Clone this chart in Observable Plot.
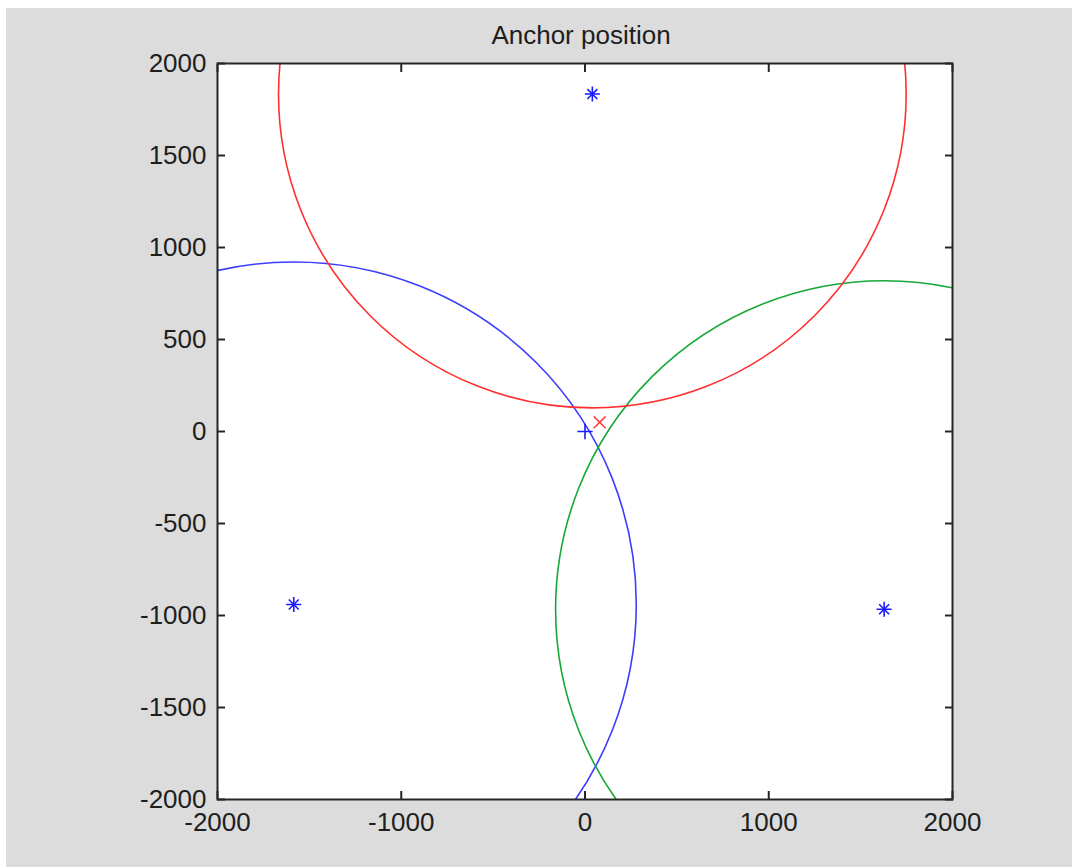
<!DOCTYPE html>
<html>
<head>
<meta charset="utf-8">
<script src="https://cdn.jsdelivr.net/npm/d3@7"></script>
<script src="https://cdn.jsdelivr.net/npm/@observablehq/plot@0.6"></script>
<style>
  html, body { margin: 0; padding: 0; background: #ffffff; }
  #wrap { position: relative; width: 1072px; height: 867px; overflow: hidden; }
  #bg { position: absolute; left: 6px; top: 8px; right: 0; bottom: 0; background: #dcdcdc; }
  #chart { position: absolute; left: 0; top: 0; }
  #title { position: absolute; left: 0; width: 1162px; top: 22px; text-align: center;
           font-family: "Liberation Sans", Arial, sans-serif; font-size: 26px; line-height: 26px; color: #1e1e1e; }
</style>
</head>
<body>
<div id="wrap">
  <div id="bg"></div>
  <div id="chart"></div>
  <div id="title">Anchor position</div>
</div>
<script>
// Anchor positions (blue asterisks)
const anchorX = [40, -1585, 1628];
const anchorY = [1834, -940, -966];
// Range circles around each anchor
const circleRadius = [1708, 1864, 1788];
const circleColor = ["#ff3030", "#3c3cff", "#18a838"];
// True position (blue plus) and estimate (red x)
const trueX = [0], trueY = [0];
const estX = [80], estY = [50];
// Axis ticks
const xTicks = [-2000, -1000, 0, 1000, 2000];
const yTicks = [-2000, -1500, -1000, -500, 0, 500, 1000, 1500, 2000];

const circles = anchorX.map((x, i) => ({x, y: anchorY[i], r: circleRadius[i], c: circleColor[i]}));
const anchors = anchorX.map((x, i) => ({x, y: anchorY[i]}));
const truePos = trueX.map((x, i) => ({x, y: trueY[i]}));
const estPos = estX.map((x, i) => ({x, y: estY[i]}));

const fmt = d => String(d);
const blank = () => "";
const font = "'Liberation Sans', Arial, sans-serif";

const chart = Plot.plot({
  width: 1072,
  height: 867,
  marginLeft: 217,
  marginRight: 120,
  marginTop: 63,
  marginBottom: 68,
  x: {domain: [-2000, 2000]},
  y: {domain: [-2000, 2000]},
  r: {type: "linear", domain: [0, 4000], range: [0, 735]},
  color: {type: "identity"},
  style: {background: "transparent", fontFamily: font, fontSize: "26px", color: "#1e1e1e", overflow: "visible"},
  marks: [
    Plot.frame({fill: "white", stroke: "none"}),
    Plot.dot(circles, {x: "x", y: "y", r: "r", stroke: "c", fill: "none", strokeWidth: 1.6, clip: true}),
    Plot.dot(anchors, {x: "x", y: "y", symbol: "plus", r: 4.9, stroke: "#1a1aff", strokeWidth: 1.6}),
    Plot.dot(anchors, {x: "x", y: "y", symbol: "times", r: 4.6, stroke: "#1a1aff", strokeWidth: 1.6}),
    Plot.dot(truePos, {x: "x", y: "y", symbol: "plus", r: 5, stroke: "#1a1aff", strokeWidth: 1.6}),
    Plot.dot(estPos, {x: "x", y: "y", symbol: "times", r: 5.5, stroke: "#ff4040", strokeWidth: 1.6}),
    // labels
    Plot.axisX({anchor: "bottom", ticks: xTicks, tickSize: 0, tickPadding: 13, tickFormat: fmt, label: null, fontSize: 26}),
    Plot.axisY({anchor: "left", ticks: yTicks, tickSize: 0, tickPadding: 11, tickFormat: fmt, label: null, fontSize: 26}),
    // inward ticks on all four sides
    Plot.axisX({anchor: "bottom", ticks: xTicks, tickSize: -8, tickFormat: blank, label: null, stroke: "#262626", strokeWidth: 2}),
    Plot.axisX({anchor: "top", ticks: xTicks, tickSize: -8, tickFormat: blank, label: null, stroke: "#262626", strokeWidth: 2}),
    Plot.axisY({anchor: "left", ticks: yTicks, tickSize: -8, tickFormat: blank, label: null, stroke: "#262626", strokeWidth: 2}),
    Plot.axisY({anchor: "right", ticks: yTicks, tickSize: -8, tickFormat: blank, label: null, stroke: "#262626", strokeWidth: 2}),
    Plot.frame({stroke: "#262626", strokeWidth: 2, fill: "none"})
  ]
});
document.getElementById("chart").appendChild(chart);
</script>
</body>
</html>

- **The exercise**: All of the material above needs to be restated exactly, with no pictures.

- **Final result**:
Clone this chart in Observable Plot.
<!DOCTYPE html>
<html>
<head>
<meta charset="utf-8">
<script src="https://cdn.jsdelivr.net/npm/d3@7"></script>
<script src="https://cdn.jsdelivr.net/npm/@observablehq/plot@0.6"></script>
<style>
  html, body { margin: 0; padding: 0; background: #ffffff; }
  #wrap { position: relative; width: 1072px; height: 867px; overflow: hidden; }
  #bg { position: absolute; left: 6px; top: 8px; right: 0; bottom: 0; background: #dcdcdc; }
  #chart { position: absolute; left: 0; top: 0; }
  #title { position: absolute; left: 0; width: 1162px; top: 22px; text-align: center;
           font-family: "Liberation Sans", Arial, sans-serif; font-size: 26px; line-height: 26px; color: #1e1e1e; }
</style>
</head>
<body>
<div id="wrap">
  <div id="bg"></div>
  <div id="chart"></div>
  <div id="title">Anchor position</div>
</div>
<script>
// Anchor positions (blue asterisks)
const anchorX = [40, -1585, 1628];
const anchorY = [1834, -940, -966];
// Range circles around each anchor
const circleRadius = [1708, 1864, 1788];
const circleColor = ["#ff3030", "#3c3cff", "#18a838"];
// True position (blue plus) and estimate (red x)
const trueX = [0], trueY = [0];
const estX = [80], estY = [50];
// Axis ticks
const xTicks = [-2000, -1000, 0, 1000, 2000];
const yTicks = [-2000, -1500, -1000, -500, 0, 500, 1000, 1500, 2000];

const circles = anchorX.map((x, i) => ({x, y: anchorY[i], r: circleRadius[i], c: circleColor[i]}));
const anchors = anchorX.map((x, i) => ({x, y: anchorY[i]}));
const truePos = trueX.map((x, i) => ({x, y: trueY[i]}));
const estPos = estX.map((x, i) => ({x, y: estY[i]}));

const fmt = d => String(d);
const blank = () => "";
const font = "'Liberation Sans', Arial, sans-serif";

const chart = Plot.plot({
  width: 1072,
  height: 867,
  marginLeft: 217,
  marginRight: 120,
  marginTop: 63,
  marginBottom: 68,
  x: {domain: [-2000, 2000]},
  y: {domain: [-2000, 2000]},
  r: {type: "linear", domain: [0, 4000], range: [0, 735]},
  color: {type: "identity"},
  style: {background: "transparent", fontFamily: font, fontSize: "26px", color: "#1e1e1e", overflow: "visible"},
  marks: [
    Plot.frame({fill: "white", stroke: "none"}),
    Plot.dot(circles, {x: "x", y: "y", r: "r", stroke: "c", fill: "none", strokeWidth: 1.6, clip: true}),
    Plot.dot(anchors, {x: "x", y: "y", symbol: "plus", r: 4.9, stroke: "#1a1aff", strokeWidth: 1.6}),
    Plot.dot(anchors, {x: "x", y: "y", symbol: "times", r: 4.6, stroke: "#1a1aff", strokeWidth: 1.6}),
    Plot.dot(truePos, {x: "x", y: "y", symbol: "plus", r: 5, stroke: "#1a1aff", strokeWidth: 1.6}),
    Plot.dot(estPos, {x: "x", y: "y", symbol: "times", r: 5.5, stroke: "#ff4040", strokeWidth: 1.6}),
    // labels
    Plot.axisX({anchor: "bottom", ticks: xTicks, tickSize: 0, tickPadding: 13, tickFormat: fmt, label: null, fontSize: 26}),
    Plot.axisY({anchor: "left", ticks: yTicks, tickSize: 0, tickPadding: 11, tickFormat: fmt, label: null, fontSize: 26}),
    // inward ticks on all four sides
    Plot.axisX({anchor: "bottom", ticks: xTicks, tickSize: -8, tickFormat: blank, label: null, stroke: "#262626", strokeWidth: 2}),
    Plot.axisX({anchor: "top", ticks: xTicks, tickSize: -8, tickFormat: blank, label: null, stroke: "#262626", strokeWidth: 2}),
    Plot.axisY({anchor: "left", ticks: yTicks, tickSize: -8, tickFormat: blank, label: null, stroke: "#262626", strokeWidth: 2}),
    Plot.axisY({anchor: "right", ticks: yTicks, tickSize: -8, tickFormat: blank, label: null, stroke: "#262626", strokeWidth: 2}),
    Plot.frame({stroke: "#262626", strokeWidth: 2, fill: "none"})
  ]
});
document.getElementById("chart").appendChild(chart);
</script>
</body>
</html>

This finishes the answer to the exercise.